-- begin SOURCE DATA --

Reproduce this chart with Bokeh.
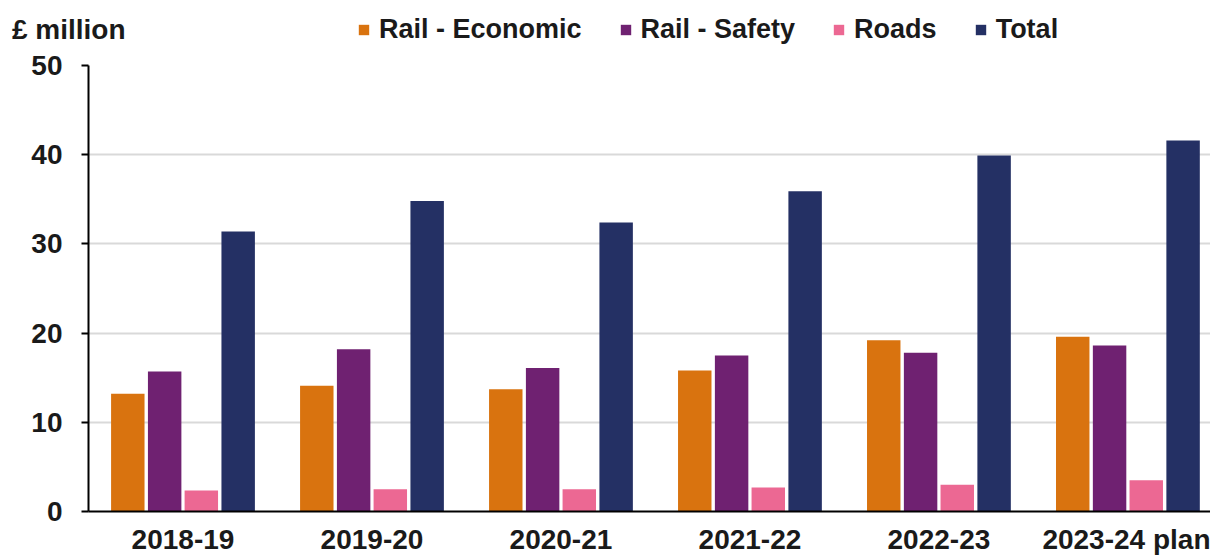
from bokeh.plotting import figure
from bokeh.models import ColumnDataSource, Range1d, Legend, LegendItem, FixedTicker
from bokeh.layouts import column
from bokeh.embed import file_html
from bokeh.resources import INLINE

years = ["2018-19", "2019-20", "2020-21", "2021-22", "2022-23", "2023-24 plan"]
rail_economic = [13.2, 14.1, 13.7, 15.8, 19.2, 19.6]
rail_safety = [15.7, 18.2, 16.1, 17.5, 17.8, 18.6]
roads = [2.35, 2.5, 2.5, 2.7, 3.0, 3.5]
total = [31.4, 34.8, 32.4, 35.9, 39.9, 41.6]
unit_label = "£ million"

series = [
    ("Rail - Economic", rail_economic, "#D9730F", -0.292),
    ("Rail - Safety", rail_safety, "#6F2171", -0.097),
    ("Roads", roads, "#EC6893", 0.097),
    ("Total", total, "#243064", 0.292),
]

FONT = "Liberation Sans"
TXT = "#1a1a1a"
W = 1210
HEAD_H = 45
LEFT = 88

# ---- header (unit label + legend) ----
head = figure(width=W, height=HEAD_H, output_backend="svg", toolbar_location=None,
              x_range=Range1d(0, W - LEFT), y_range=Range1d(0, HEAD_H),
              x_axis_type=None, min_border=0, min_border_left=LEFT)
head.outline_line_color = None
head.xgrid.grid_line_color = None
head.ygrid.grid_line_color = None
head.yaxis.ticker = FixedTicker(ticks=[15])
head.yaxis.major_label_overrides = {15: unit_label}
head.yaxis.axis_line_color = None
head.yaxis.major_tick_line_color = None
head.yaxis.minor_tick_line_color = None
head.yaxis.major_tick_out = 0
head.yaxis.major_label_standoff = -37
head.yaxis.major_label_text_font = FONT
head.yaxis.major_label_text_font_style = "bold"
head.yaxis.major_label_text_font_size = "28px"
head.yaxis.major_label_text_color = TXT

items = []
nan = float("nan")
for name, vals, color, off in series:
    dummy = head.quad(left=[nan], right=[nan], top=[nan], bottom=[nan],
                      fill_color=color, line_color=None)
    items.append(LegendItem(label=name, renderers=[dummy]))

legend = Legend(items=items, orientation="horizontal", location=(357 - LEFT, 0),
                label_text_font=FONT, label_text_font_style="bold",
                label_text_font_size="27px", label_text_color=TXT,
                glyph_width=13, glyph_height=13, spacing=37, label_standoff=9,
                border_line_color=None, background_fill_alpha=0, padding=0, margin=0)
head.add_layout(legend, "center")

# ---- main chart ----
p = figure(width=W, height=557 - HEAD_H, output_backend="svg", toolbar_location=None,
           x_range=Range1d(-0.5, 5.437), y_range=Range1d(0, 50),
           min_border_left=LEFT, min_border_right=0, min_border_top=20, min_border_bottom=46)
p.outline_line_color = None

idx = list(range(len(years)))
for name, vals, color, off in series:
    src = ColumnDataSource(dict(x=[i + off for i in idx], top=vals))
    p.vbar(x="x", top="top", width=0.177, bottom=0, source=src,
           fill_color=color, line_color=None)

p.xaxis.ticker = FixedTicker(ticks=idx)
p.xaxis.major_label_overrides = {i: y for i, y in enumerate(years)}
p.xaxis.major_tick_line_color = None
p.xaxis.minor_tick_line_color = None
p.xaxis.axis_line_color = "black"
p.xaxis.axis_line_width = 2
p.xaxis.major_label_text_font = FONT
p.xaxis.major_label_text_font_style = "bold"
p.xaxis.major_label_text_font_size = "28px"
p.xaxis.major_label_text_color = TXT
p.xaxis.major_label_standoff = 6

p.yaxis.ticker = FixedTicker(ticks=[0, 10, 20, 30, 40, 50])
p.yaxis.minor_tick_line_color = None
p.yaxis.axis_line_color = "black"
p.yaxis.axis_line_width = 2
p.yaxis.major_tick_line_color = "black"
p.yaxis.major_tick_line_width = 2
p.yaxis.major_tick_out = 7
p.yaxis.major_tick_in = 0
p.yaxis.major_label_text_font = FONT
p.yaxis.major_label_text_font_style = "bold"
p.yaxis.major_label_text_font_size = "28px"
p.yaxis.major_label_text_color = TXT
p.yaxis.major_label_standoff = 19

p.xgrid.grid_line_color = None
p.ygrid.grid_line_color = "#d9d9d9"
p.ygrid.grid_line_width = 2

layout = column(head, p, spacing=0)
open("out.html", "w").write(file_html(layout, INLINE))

-- end SOURCE DATA --

EXERCISE DETAILS: Leave out the pictures, then repeat the listing above exactly from its first line to the line with "from bokeh.resources import INLINE", inclusive.

REPLY:
Reproduce this chart with Bokeh.
from bokeh.plotting import figure
from bokeh.models import ColumnDataSource, Range1d, Legend, LegendItem, FixedTicker
from bokeh.layouts import column
from bokeh.embed import file_html
from bokeh.resources import INLINE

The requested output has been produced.